# PROBLEM TO SOLVE
Retype exactly the lines from the first one through the line with "import numpy as np", including both ends; skip any pictures.

# DATASET SECTION
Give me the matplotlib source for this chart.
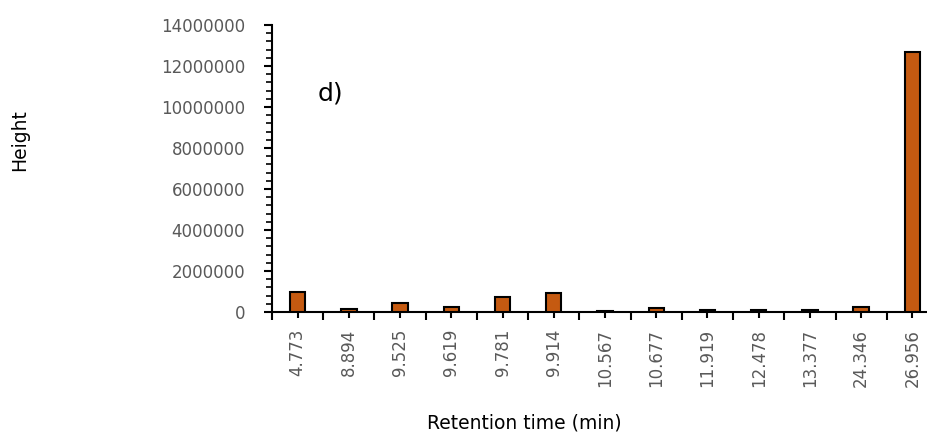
import matplotlib.pyplot as plt
from matplotlib.ticker import MultipleLocator, FixedLocator, StrMethodFormatter
import numpy as np

# retention times (min) and peak heights
retention = ['4.773', '8.894', '9.525', '9.619', '9.781', '9.914', '10.567',
             '10.677', '11.919', '12.478', '13.377', '24.346', '26.956']
height = [960000, 130000, 440000, 240000, 730000, 940000, 60000,
          180000, 80000, 110000, 80000, 240000, 12700000]

W, H = 927, 432
fig = plt.figure(figsize=(W / 100, H / 100), dpi=100)
# axes runs slightly past the right edge, like the clipped original
ax = fig.add_axes([272 / W, 120 / H, 666 / W, 287 / H])

x = np.arange(len(retention))
ax.bar(x, height, width=0.3, color='#C55A11', edgecolor='black', linewidth=1.5, zorder=3)

ax.set_xlim(-0.5, len(retention) - 0.5)
ax.set_ylim(0, 14000000)

for s in ['top', 'right']:
    ax.spines[s].set_visible(False)
ax.spines['left'].set_linewidth(1.5)
ax.spines['bottom'].set_linewidth(1.5)

ax.yaxis.set_major_locator(MultipleLocator(2000000))
ax.yaxis.set_minor_locator(MultipleLocator(400000))
ax.yaxis.set_major_formatter(StrMethodFormatter('{x:.0f}'))
ax.tick_params(axis='y', which='major', length=5.5, width=1.5, labelsize=12,
               labelcolor='#595959', pad=14)
ax.tick_params(axis='y', which='minor', length=4, width=1.2)

# category boundaries as major ticks, labels at centres
ax.xaxis.set_major_locator(FixedLocator(np.arange(-0.5, len(retention), 1.0)))
ax.set_xticklabels([''] * len(ax.get_xticks()))
ax.set_xticks(x, minor=True)
ax.set_xticklabels(retention, minor=True, rotation=90)
ax.tick_params(axis='x', which='major', length=5.5, width=1.5)
ax.tick_params(axis='x', which='minor', length=4, width=1.5, labelsize=12,
               labelcolor='#595959', pad=8)

fig.text(20 / W, 1 - 140 / H, 'Height', rotation=90, ha='center', va='center', fontsize=13.5)
fig.text(524 / W, 1 - 423 / H, 'Retention time (min)', ha='center', va='center', fontsize=13.5)
fig.text(330 / W, 1 - 93 / H, 'd)', ha='center', va='center', fontsize=18)

fig.savefig('out.png', dpi=100)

# OUTPUT FOR THIS TASK
Give me the matplotlib source for this chart.
import matplotlib.pyplot as plt
from matplotlib.ticker import MultipleLocator, FixedLocator, StrMethodFormatter
import numpy as np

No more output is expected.